By Jacqueline DeRobertis , LSU Manship School News Service
BATON ROUGE — A new national survey finds that Democrats hold a 12-point lead over Republicans in 72 battleground districts that will decide control of the U.S. House in the midterm elections.
The survey, conducted by The Cook Political Report and LSU’s Manship School of Mass Communication in collaboration with political consultant James Carville, indicates that Democrats lead Republicans 48-36 among registered voters in those districts.
The survey also found that 42 percent of voters in the most competitive districts oppose President Trump or his policies, while 23 percent are voting to support the president.
Michael Henderson, the director of the Manship School’s Public Policy Lab, cautioned, however, that Democratic victories in many of the races are “not like a slam dunk.”
Which side turns out more of its supporters will be crucial. Other surveys show that the parties are running “neck to neck” in terms of the likelihood that their supporters will actually vote on Nov. 6, he said.
“The one thing we know about this election to almost a certainty is that the turnout is going to be a record high,” Carville said. “When that happens, some weird things can happen on election day.”
Carville, a long-time Democratic consultant who teaches at the Manship School, explained that such a high turnout, possibly the highest since 1970, “will produce probably some distortion among different demographics.”
“There’s a lot of politics to go between now and a week from Tuesday,” he said. “You can just take the caravan story, the pipe-bomb story – we’ve still got more than a week to go,” Carville said.
The voter preferences expressed in the new poll run counter to recent news stories suggesting that the Democrats’ chances of retaking the House were slipping.
Since the confirmation hearings for Supreme Court Justice Brett Kavanaugh, some political analysts have suggested that a surge of GOP voters might offset the “blue wave” of Democratic fervor that seemed to be building.
Henderson said that he views the reports of a Democratic decline as “a blip driven by a handful of polls” that emerged after the hearings.

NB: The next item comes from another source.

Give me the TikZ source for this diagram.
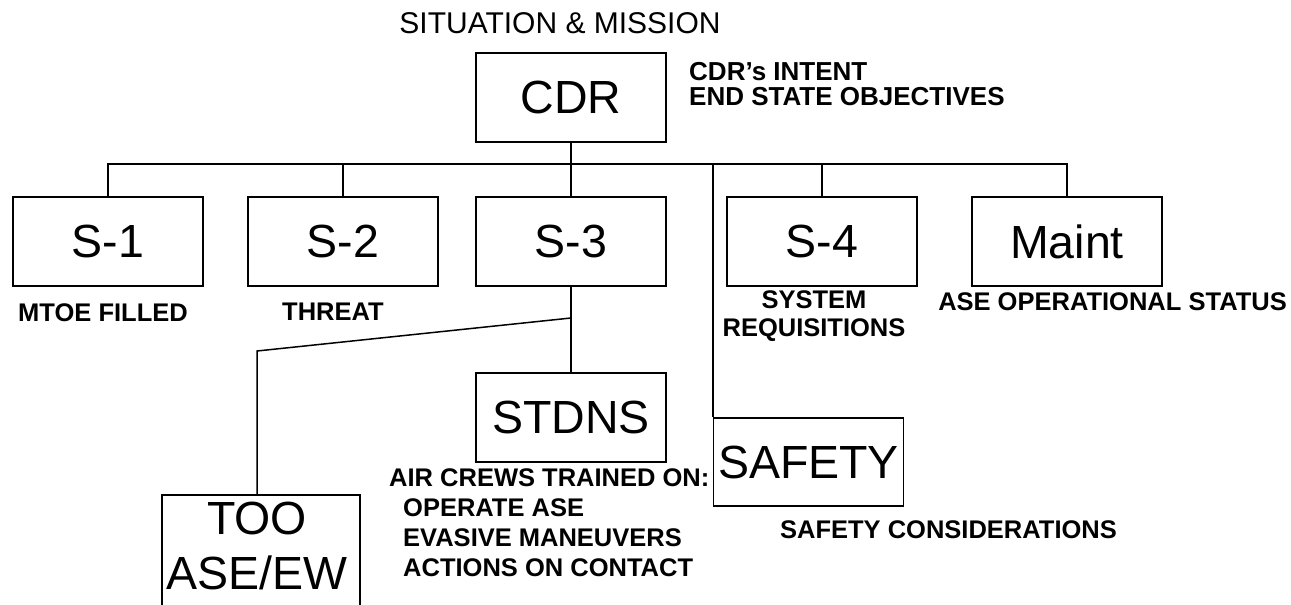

“Republican engagement did increase, but Democratic engagement didn’t slide off,” Henderson said. “So it’s closer.”
The LSU poll’s results are in line with forecasts by Nate Silver, a statistician who has been one of the most accurate election forecasters in recent years. Silver, who aggregates the results of many polls on his fivethirtyeight.com website, has not wavered in his assessment that the Democrats have over an 80 percent chance of winning control of the House.
Silver also forecasts that the Republicans have more than an 80 percent chance of retaining control of the Senate. The LSU poll did not ask voters about the Senate races.
“This poll confirms a lot of what we were already seeing about sort of a tale of two elections,” said Charles E. Cook Jr., who publishes The Cook Political Report in Washington, D.C. “The one in the House is really, really focused in on suburban districts, and in that America things look a lot tougher for the president and tougher for Republicans than in the broader electorate and certainly than in the red states that are having Senate races.”
Surveys suggesting that President Trump’s approval rating has risen into the high 40s, the highest since he took office, have also led some analysts to suggest a resurgence in Republican energy.
But according to David Wasserman, House editor and political analyst for the Cook Political Report, Democrats are doing particularly well in upscale suburbs. Of the 46 seats held in toss-up districts, 63 percent have an upscale Whole Foods Market grocery. Very few of these districts are rural, and the majority are “driven by college-educated women,” he said.
“If I had to put a name on 2018, I would call it the ‘Year of the Fired-Up Female College Graduate,’” Wasserman said. “That’s really who’s powering this ‘blue wave’ that we’re seeing.”
Henderson said that Trump “ is not helping Republican prospects in the battlegrounds. He may be in other races elsewhere, but in these competitive districts he does not seem to be.”
The LSU poll included about 440 registered voters in the battleground districts among a total of 1,486 people polled overall.
None of the 72 battleground districts is in Louisiana. The districts, which are mostly suburban, are scattered across the country.
Fifty-six percent of registered voters in the competitive districts want to see a Democratic majority in the House to keep the president “in check.” Phrasing about a strong economy through a Republican majority aligned with only 42 percent of the voters.
Anti-incumbent sentiment also runs high in the competitive districts. Fifty-eight percent of registered voters in these districts feel their own members of Congress deserve to be voted out of office.
The poll shows that 49 percent of registered voters feel frustrated about the Trump administration — the same percentage of Americans who felt dissatisfied about Barack Obama’s presidency during the 2010 midterms.